Researchers have found that smokers are up to four times more likely to have blood cells with no Y chromosome than nonsmokers. A recent study found an association between Y chromosome loss and a shorter life span, as well as a higher risk of multiple cancers.
Fosberg and Dumanski found that the loss of Y chromosomes from blood cells occurred in 8.2% of elderly men in a sample of 1153 and that those affected had life expectancies 5.5% shorter and three and half times the rate of cancer, after excluding haematological cancers.
They tested for exercise, diabetes, body mass index, education and alcohol intake, only smoking (and in one case age) significantly increased Y chromosome loss in three separate cohorts aged 48-93. The authors note this was the most common post-zygotic mutation found,” occurring in 12-16% of the samples aged 70 and over. Loss was 2.4-4.3 times as likely for smokers and non smokers.

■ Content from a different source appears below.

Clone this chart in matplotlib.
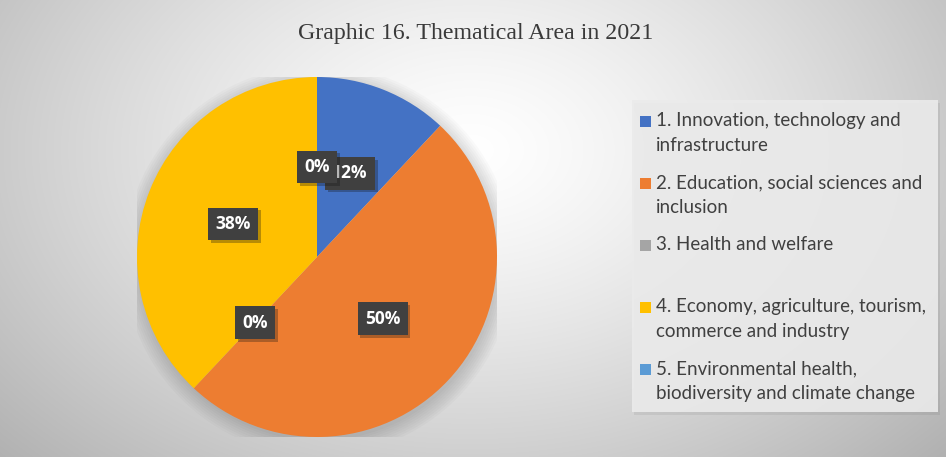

Meanwhile, there is some reassuring news for smokers, Forsberg says. Y chromosome damage caused by smoking appears to be reversible and dose-dependent. Previous smokers were no more likely to have Y chromosome loss than those who have never smoked, he notes, so it’s never too late to quit.Epidemiological data suggest that smoking is a greater risk factor for these cancers in males compared to females.
The authors admit they do not know whether the disappearance of Y chromosomes is a cancer risk in itself, or simply an incidental factor for other genetic damage. Nevertheless, one test showed the loss was most severe in cells that have a role in the immune system, a finding the authors consider consistent with the idea that Y chromosomes have some ongoing role in fighting tumors.
The authors have founded a startup to provide a blood test for Y chromosome loss to offer a warning of cancer risk for older men.